» Instructions for the task
Go through the data below and copy it exactly, skipping every picture.

<<<<

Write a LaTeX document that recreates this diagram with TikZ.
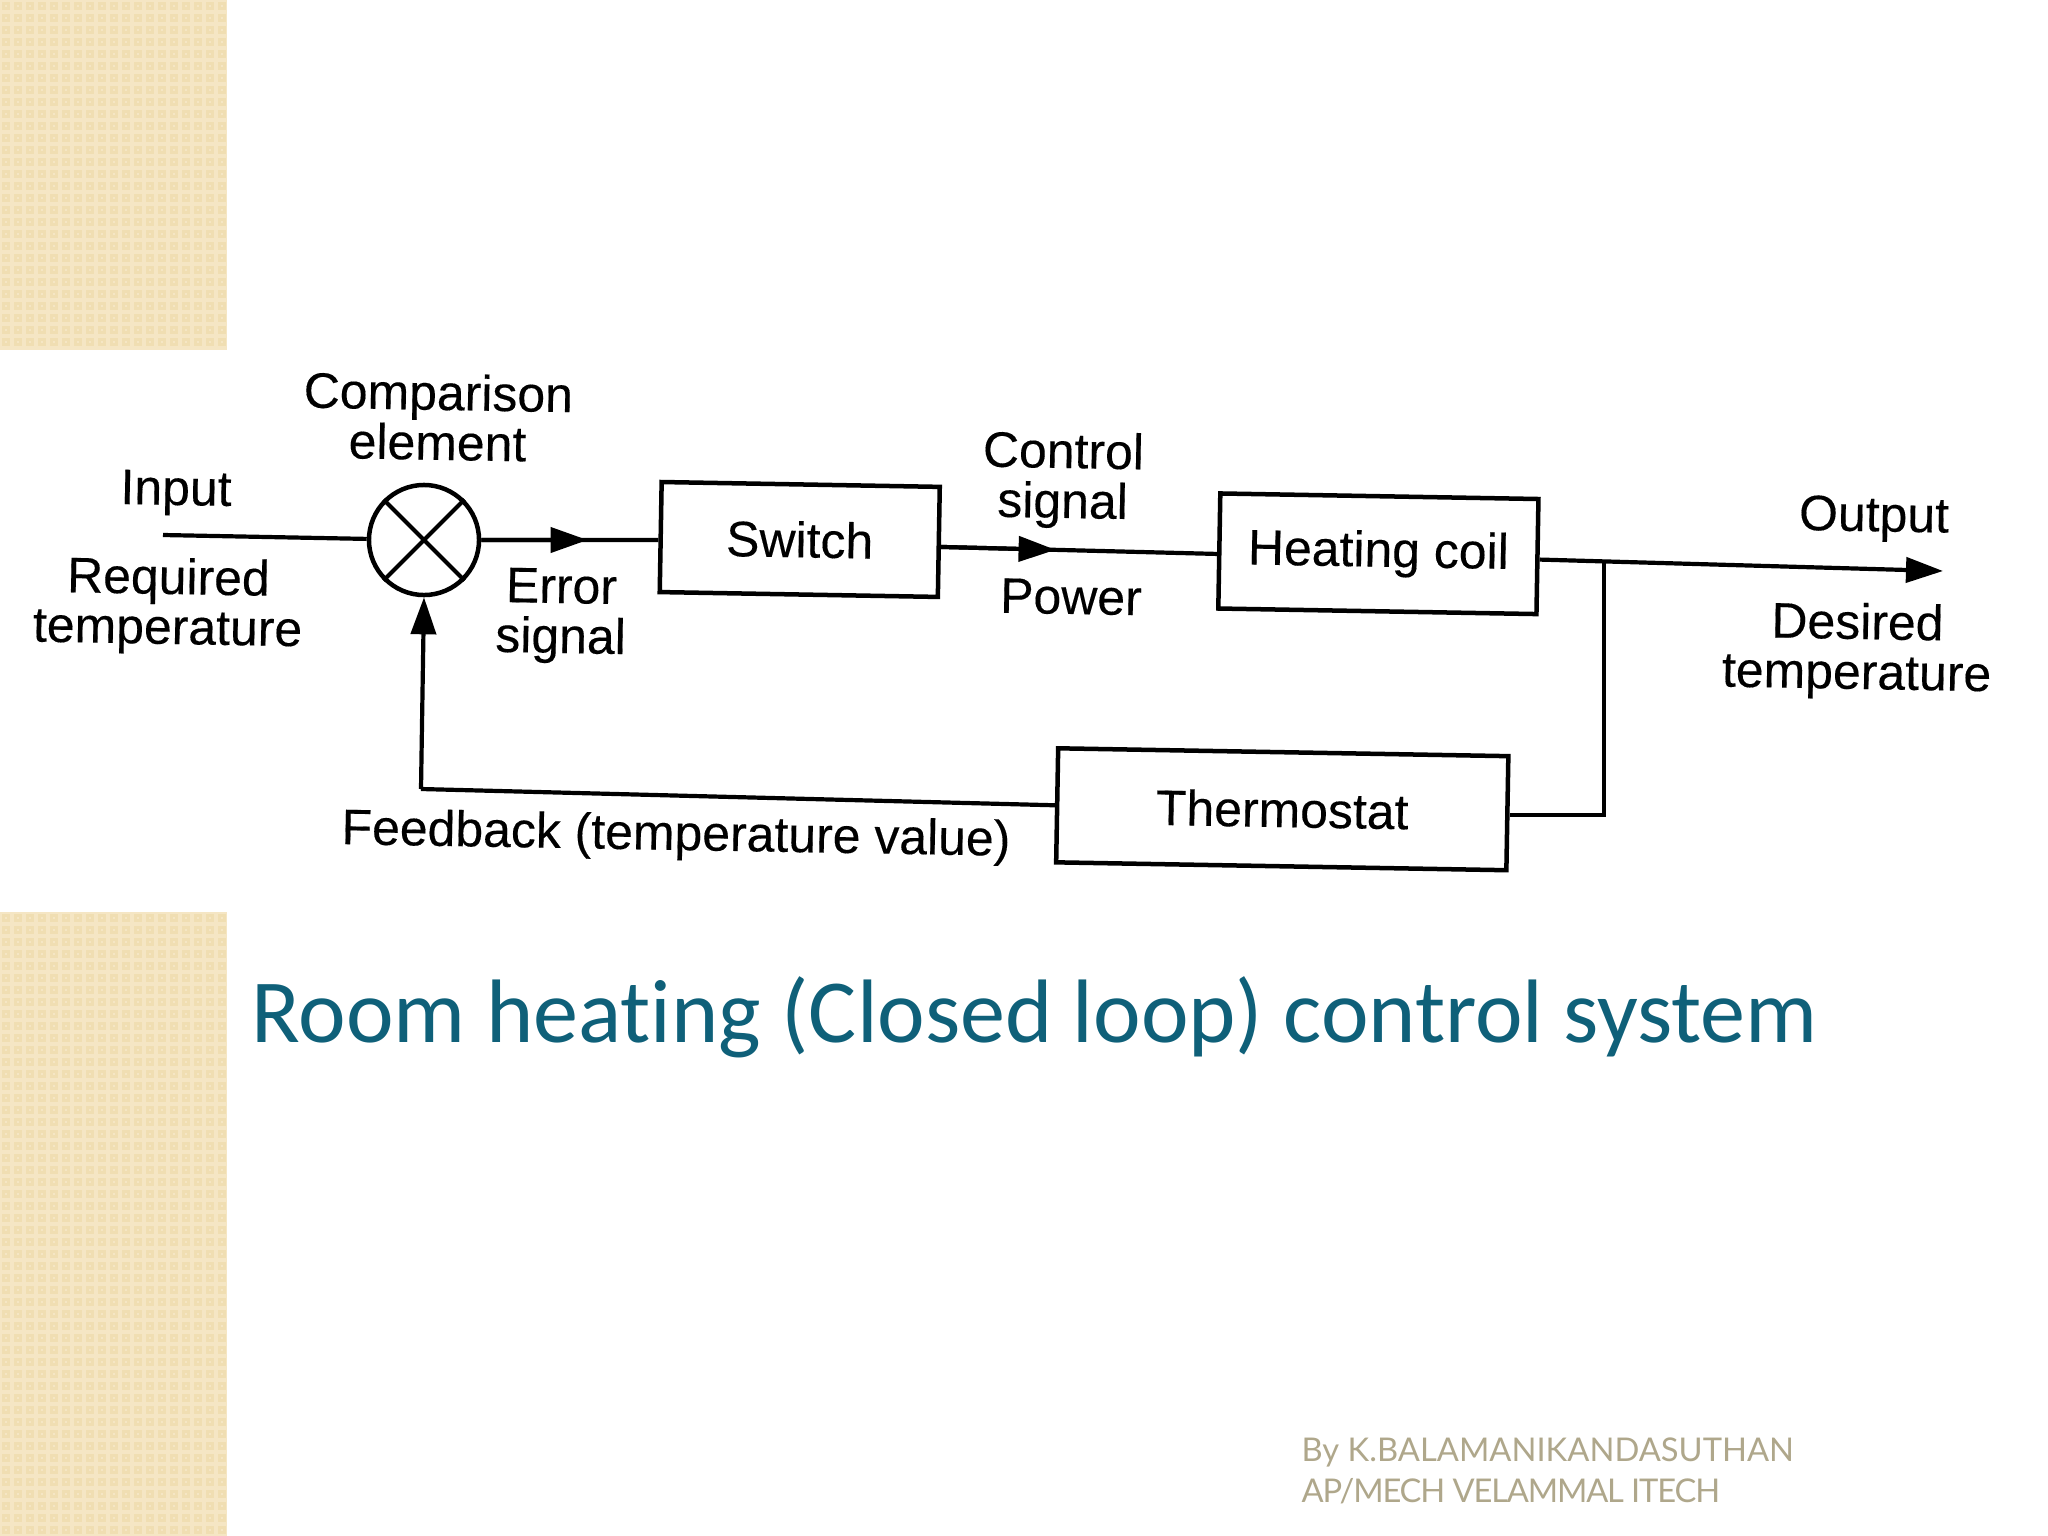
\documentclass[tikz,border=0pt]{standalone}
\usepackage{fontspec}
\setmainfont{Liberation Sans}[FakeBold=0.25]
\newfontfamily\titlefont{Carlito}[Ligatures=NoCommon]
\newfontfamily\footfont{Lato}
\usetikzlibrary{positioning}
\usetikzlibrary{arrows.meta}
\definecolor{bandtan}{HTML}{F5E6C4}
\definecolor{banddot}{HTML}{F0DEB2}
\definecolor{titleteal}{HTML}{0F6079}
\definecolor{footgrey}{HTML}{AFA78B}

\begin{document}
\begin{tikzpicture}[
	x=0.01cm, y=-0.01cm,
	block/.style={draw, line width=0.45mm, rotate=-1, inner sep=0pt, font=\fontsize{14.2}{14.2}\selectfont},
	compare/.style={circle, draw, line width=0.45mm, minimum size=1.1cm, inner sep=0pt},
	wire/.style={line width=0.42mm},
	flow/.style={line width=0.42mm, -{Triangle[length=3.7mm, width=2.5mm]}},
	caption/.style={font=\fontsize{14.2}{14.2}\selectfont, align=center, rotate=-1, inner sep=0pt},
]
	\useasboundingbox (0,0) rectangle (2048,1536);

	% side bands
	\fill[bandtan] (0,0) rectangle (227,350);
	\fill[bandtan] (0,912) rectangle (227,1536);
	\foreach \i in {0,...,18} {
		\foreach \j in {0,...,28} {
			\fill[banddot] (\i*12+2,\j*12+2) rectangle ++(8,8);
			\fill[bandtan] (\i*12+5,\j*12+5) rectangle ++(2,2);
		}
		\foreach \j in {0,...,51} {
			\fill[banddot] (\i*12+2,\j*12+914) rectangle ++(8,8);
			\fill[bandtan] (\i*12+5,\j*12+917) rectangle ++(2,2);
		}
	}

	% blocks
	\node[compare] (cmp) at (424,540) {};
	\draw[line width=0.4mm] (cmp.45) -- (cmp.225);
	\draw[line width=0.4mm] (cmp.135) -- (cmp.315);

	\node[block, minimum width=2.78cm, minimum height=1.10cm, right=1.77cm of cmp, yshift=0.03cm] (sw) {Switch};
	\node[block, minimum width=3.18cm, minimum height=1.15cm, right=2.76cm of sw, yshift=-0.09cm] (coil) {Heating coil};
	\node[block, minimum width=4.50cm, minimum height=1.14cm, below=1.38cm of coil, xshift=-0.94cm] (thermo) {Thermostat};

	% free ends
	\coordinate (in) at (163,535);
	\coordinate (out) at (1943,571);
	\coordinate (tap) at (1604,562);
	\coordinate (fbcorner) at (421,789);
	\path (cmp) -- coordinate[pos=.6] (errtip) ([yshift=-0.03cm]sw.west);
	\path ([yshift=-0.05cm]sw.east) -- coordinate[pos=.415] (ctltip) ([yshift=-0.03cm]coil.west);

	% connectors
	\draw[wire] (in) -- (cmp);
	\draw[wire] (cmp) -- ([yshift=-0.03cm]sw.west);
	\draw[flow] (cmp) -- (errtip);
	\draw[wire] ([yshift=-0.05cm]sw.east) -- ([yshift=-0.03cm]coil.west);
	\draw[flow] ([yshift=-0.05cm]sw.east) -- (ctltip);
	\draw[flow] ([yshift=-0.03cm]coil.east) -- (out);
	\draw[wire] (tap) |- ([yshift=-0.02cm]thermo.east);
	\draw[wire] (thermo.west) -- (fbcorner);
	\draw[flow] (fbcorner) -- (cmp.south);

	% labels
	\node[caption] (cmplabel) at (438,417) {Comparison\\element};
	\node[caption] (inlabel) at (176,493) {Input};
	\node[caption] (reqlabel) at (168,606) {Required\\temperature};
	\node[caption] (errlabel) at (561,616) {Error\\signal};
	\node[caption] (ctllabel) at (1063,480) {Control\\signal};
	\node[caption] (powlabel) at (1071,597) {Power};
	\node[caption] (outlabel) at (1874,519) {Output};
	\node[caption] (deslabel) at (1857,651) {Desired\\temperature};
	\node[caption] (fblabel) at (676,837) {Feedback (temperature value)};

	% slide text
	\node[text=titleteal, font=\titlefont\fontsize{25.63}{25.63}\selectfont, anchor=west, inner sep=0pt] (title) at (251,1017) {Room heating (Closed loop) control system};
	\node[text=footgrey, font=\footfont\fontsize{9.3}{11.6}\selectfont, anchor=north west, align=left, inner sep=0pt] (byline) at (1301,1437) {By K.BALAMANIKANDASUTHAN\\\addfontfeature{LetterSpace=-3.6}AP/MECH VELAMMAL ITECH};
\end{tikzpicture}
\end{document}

>>>>

» Exercise result
Write a LaTeX document that recreates this diagram with TikZ.
\documentclass[tikz,border=0pt]{standalone}
\usepackage{fontspec}
\setmainfont{Liberation Sans}[FakeBold=0.25]
\newfontfamily\titlefont{Carlito}[Ligatures=NoCommon]
\newfontfamily\footfont{Lato}
\usetikzlibrary{positioning}
\usetikzlibrary{arrows.meta}
\definecolor{bandtan}{HTML}{F5E6C4}
\definecolor{banddot}{HTML}{F0DEB2}
\definecolor{titleteal}{HTML}{0F6079}
\definecolor{footgrey}{HTML}{AFA78B}

\begin{document}
\begin{tikzpicture}[
	x=0.01cm, y=-0.01cm,
	block/.style={draw, line width=0.45mm, rotate=-1, inner sep=0pt, font=\fontsize{14.2}{14.2}\selectfont},
	compare/.style={circle, draw, line width=0.45mm, minimum size=1.1cm, inner sep=0pt},
	wire/.style={line width=0.42mm},
	flow/.style={line width=0.42mm, -{Triangle[length=3.7mm, width=2.5mm]}},
	caption/.style={font=\fontsize{14.2}{14.2}\selectfont, align=center, rotate=-1, inner sep=0pt},
]
	\useasboundingbox (0,0) rectangle (2048,1536);

	% side bands
	\fill[bandtan] (0,0) rectangle (227,350);
	\fill[bandtan] (0,912) rectangle (227,1536);
	\foreach \i in {0,...,18} {
		\foreach \j in {0,...,28} {
			\fill[banddot] (\i*12+2,\j*12+2) rectangle ++(8,8);
			\fill[bandtan] (\i*12+5,\j*12+5) rectangle ++(2,2);
		}
		\foreach \j in {0,...,51} {
			\fill[banddot] (\i*12+2,\j*12+914) rectangle ++(8,8);
			\fill[bandtan] (\i*12+5,\j*12+917) rectangle ++(2,2);
		}
	}

	% blocks
	\node[compare] (cmp) at (424,540) {};
	\draw[line width=0.4mm] (cmp.45) -- (cmp.225);
	\draw[line width=0.4mm] (cmp.135) -- (cmp.315);

	\node[block, minimum width=2.78cm, minimum height=1.10cm, right=1.77cm of cmp, yshift=0.03cm] (sw) {Switch};
	\node[block, minimum width=3.18cm, minimum height=1.15cm, right=2.76cm of sw, yshift=-0.09cm] (coil) {Heating coil};
	\node[block, minimum width=4.50cm, minimum height=1.14cm, below=1.38cm of coil, xshift=-0.94cm] (thermo) {Thermostat};

	% free ends
	\coordinate (in) at (163,535);
	\coordinate (out) at (1943,571);
	\coordinate (tap) at (1604,562);
	\coordinate (fbcorner) at (421,789);
	\path (cmp) -- coordinate[pos=.6] (errtip) ([yshift=-0.03cm]sw.west);
	\path ([yshift=-0.05cm]sw.east) -- coordinate[pos=.415] (ctltip) ([yshift=-0.03cm]coil.west);

	% connectors
	\draw[wire] (in) -- (cmp);
	\draw[wire] (cmp) -- ([yshift=-0.03cm]sw.west);
	\draw[flow] (cmp) -- (errtip);
	\draw[wire] ([yshift=-0.05cm]sw.east) -- ([yshift=-0.03cm]coil.west);
	\draw[flow] ([yshift=-0.05cm]sw.east) -- (ctltip);
	\draw[flow] ([yshift=-0.03cm]coil.east) -- (out);
	\draw[wire] (tap) |- ([yshift=-0.02cm]thermo.east);
	\draw[wire] (thermo.west) -- (fbcorner);
	\draw[flow] (fbcorner) -- (cmp.south);

	% labels
	\node[caption] (cmplabel) at (438,417) {Comparison\\element};
	\node[caption] (inlabel) at (176,493) {Input};
	\node[caption] (reqlabel) at (168,606) {Required\\temperature};
	\node[caption] (errlabel) at (561,616) {Error\\signal};
	\node[caption] (ctllabel) at (1063,480) {Control\\signal};
	\node[caption] (powlabel) at (1071,597) {Power};
	\node[caption] (outlabel) at (1874,519) {Output};
	\node[caption] (deslabel) at (1857,651) {Desired\\temperature};
	\node[caption] (fblabel) at (676,837) {Feedback (temperature value)};

	% slide text
	\node[text=titleteal, font=\titlefont\fontsize{25.63}{25.63}\selectfont, anchor=west, inner sep=0pt] (title) at (251,1017) {Room heating (Closed loop) control system};
	\node[text=footgrey, font=\footfont\fontsize{9.3}{11.6}\selectfont, anchor=north west, align=left, inner sep=0pt] (byline) at (1301,1437) {By K.BALAMANIKANDASUTHAN\\\addfontfeature{LetterSpace=-3.6}AP/MECH VELAMMAL ITECH};
\end{tikzpicture}
\end{document}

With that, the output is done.